The days passed busily for there is always plenty to see and do. Perhaps the most delightful moments are visits from friends from the past and distant places who recognise the boat. There are two main problems. The first is disposal of boat `waste`. Emptying facilities are available along the canal system available for anyone with a special key and frequent enough to provide for normal demands. During rallies, craft cannot move off to the nearest sanitary site and things are made worse because many of them invite visitors to join them. The answer is the `Lavender boat` which tours the site each morning receiving toilets and buckets from each craft which are tipped with due ceremony and ribald incantations such as
“Not vindaloo again last night?” and the containers duly handed back. The second problem is that while craft arrive over the previous ten or twelve days, nearly all want to leave as soon as the event is over for many have come long distances and holidays are coming to an end. The locks either side of the rally site have a limited capacity and are usually manned to speed the craft through. Booking lists for leaving are put up early during the rally and generally people keep to the places they have agreed.

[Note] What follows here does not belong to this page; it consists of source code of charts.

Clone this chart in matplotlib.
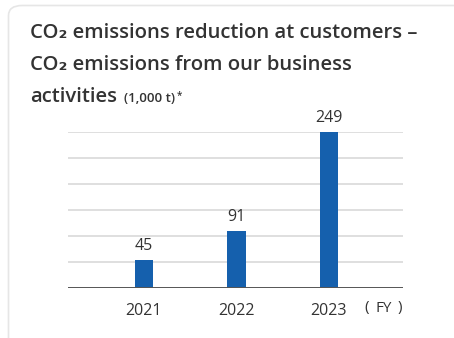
import matplotlib
matplotlib.use("Agg")
import matplotlib.pyplot as plt
from matplotlib.patches import FancyBboxPatch

years = ["2021", "2022", "2023"]
values = [45, 91, 249]
title_lines = ["CO₂ emissions reduction at customers –",
               "CO₂ emissions from our business",
               "activities"]
unit_label = "(1,000 t)"
fy_label = "FY"

W, H = 454, 338
fig = plt.figure(figsize=(W/100, H/100), dpi=100)
fig.patch.set_facecolor("white")

# card border
card = FancyBboxPatch((8.5/W, -20/H), (W+20)/W, (H-5.5+20)/H,
                      boxstyle="round,pad=0,rounding_size=0.03",
                      transform=fig.transFigure, facecolor="white",
                      edgecolor="#e6e6e6", linewidth=1.2, zorder=-10)
fig.patches.append(card)

fam = ["Open Sans", "DejaVu Sans"]
tfont = dict(family=fam, weight="semibold", color="#333333")
fig.text(30/W, 1-38/H, title_lines[0], fontsize=14.6, **tfont)
fig.text(30/W, 1-70/H, title_lines[1], fontsize=14.6, **tfont)
t3 = fig.text(30/W, 1-102/H, title_lines[2], fontsize=14.6, **tfont)
fig.canvas.draw()
bb = t3.get_window_extent()
t4 = fig.text((bb.x1 + 7)/W, 1-102/H, unit_label, fontsize=9.5, **tfont)
fig.canvas.draw()
bb4 = t4.get_window_extent()
fig.text((bb4.x1 + 1.5)/W, 1-98/H, "*", fontsize=7, **tfont)

# axes
x0, x1 = 68, 403
y0, y1 = 288, 132
ax = fig.add_axes([x0/W, 1-y0/H, (x1-x0)/W, (y0-y1)/H])
ax.set_facecolor("none")
xs = list(range(len(years)))
ax.bar(xs, values, width=0.2, color="#1560ad", zorder=3)
ax.set_xlim(-0.82, 2.8)
ax.set_ylim(0, 249)
step = 249/6
for i in range(1, 7):
    ax.axhline(i*step, color="#d9d9d9", lw=1.2, zorder=1)
ax.axhline(0, color="#555555", lw=1.4, zorder=4)
for s in ax.spines.values():
    s.set_visible(False)
ax.set_yticks([])
ax.set_xticks(xs)
ax.set_xticklabels(years, fontsize=11.5, color="#333333", family=fam)
ax.tick_params(axis="x", length=0, pad=11)
for x, v in zip(xs, values):
    ax.annotate(str(v), (x, v), xytext=(0, 4), textcoords="offset points",
                ha="center", va="bottom", fontsize=11.5, color="#333333",
                family=fam)
fy = dict(fontsize=11, color="#333333", va="center", family=fam)
fig.text(367/W, 1-308/H, "(", ha="center", **fy)
fig.text(384/W, 1-308/H, fy_label, ha="center", **fy)
fig.text(400/W, 1-308/H, ")", ha="center", **fy)

fig.savefig("out.png", dpi=100, facecolor="white")
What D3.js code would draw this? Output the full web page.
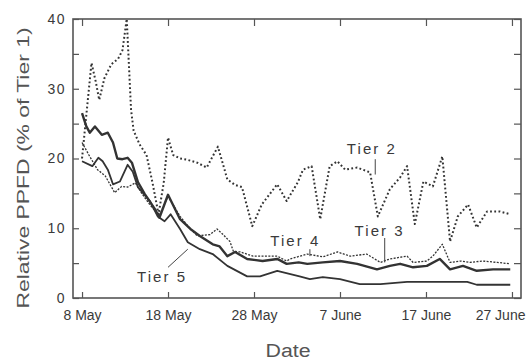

Fortunately for those of us bound into the Thames at Brentford, it was high tide next morning and they were able to open both ends of the lock for an hour or so to enable craft to pass straight through, which got a lot of craft moving out onto the tideway in a hurry. We stopped to pick blackberries along the high walls, some of the best we have ever found, before dropping down to what is now the Dome peninsular where we met the flood and anchored for some sleep as rain tumbled down hour after hour. Two days later Joy took my photo as I walked ashore through the mud at Heybridge with a large silver cup under each arm, one for the longest unpowered voyage and the other for the longest trip from salt water. By the end of our first season of retirement we had covered well over 2,000 nautical miles in over a hundred nights on board. As I write in late 2005, we have enjoyed another nineteen similar years.